There was no immediate comment on the HRW appeal in Saudi Arabia, where officials are unavailable and government offices closed on Thursdays, the start of the Muslim weekend in the predominantly Sunni kingdom.

But Falih’s case is one of several cases to trigger criticism of the Saudi legal system.

Saudi Arabia does not have a written penal code that spells out the elements of a particular crime. The Law of Criminal Procedure issued in 2002 grants defendants the right to be tried in person, to have a lawyer present during interrogation and trial and to cross-examine any prosecution witnesses.

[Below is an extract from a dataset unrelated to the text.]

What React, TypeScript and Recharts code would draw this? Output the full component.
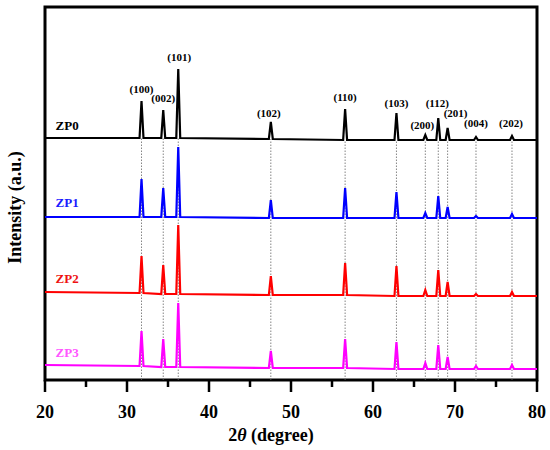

But in practice, lawyers are often banned from courtrooms, rules of evidence are shaky and sentences often depend on the whim of judges.

The most frequent — and recently, most high-profile — victims of such whimsical rulings are women, who already suffer severe restrictions in their daily life in Saudi Arabia. Women there cannot drive, appear before a judge without a male representative or travel abroad without a male guardian’s permission.

The HRW statement came a day after Yakin Erturk, the U.N. special investigator for violence against women, wrapped up a 10-day visit to Saudi Arabia during which she highlighted another controversial case that has attracted international criticism.

Ertuk separately met with Fatima and Mansour al-Timani, who were forcibly divorced by the wife’s family on grounds that the wife, Fatima, had married someone from a lesser tribe.

The couple learned of the divorce on Feb. 25, 2006, when police knocked on their door to serve Mansour the divorce papers saying his marriage had been annulled nine months earlier. Fatima now lives at a government shelter in the Eastern Province with the couple’s son while Mansour and the couple’s daughter live in the capital, Riyadh.

At a news conference on Wednesday, Erturk said she met the wife and husband who were in a “terrible state of mind” and that Saudi officials had promised her arrangements would be made for the couple’s reunion, according to Saudi newspaper Arab News.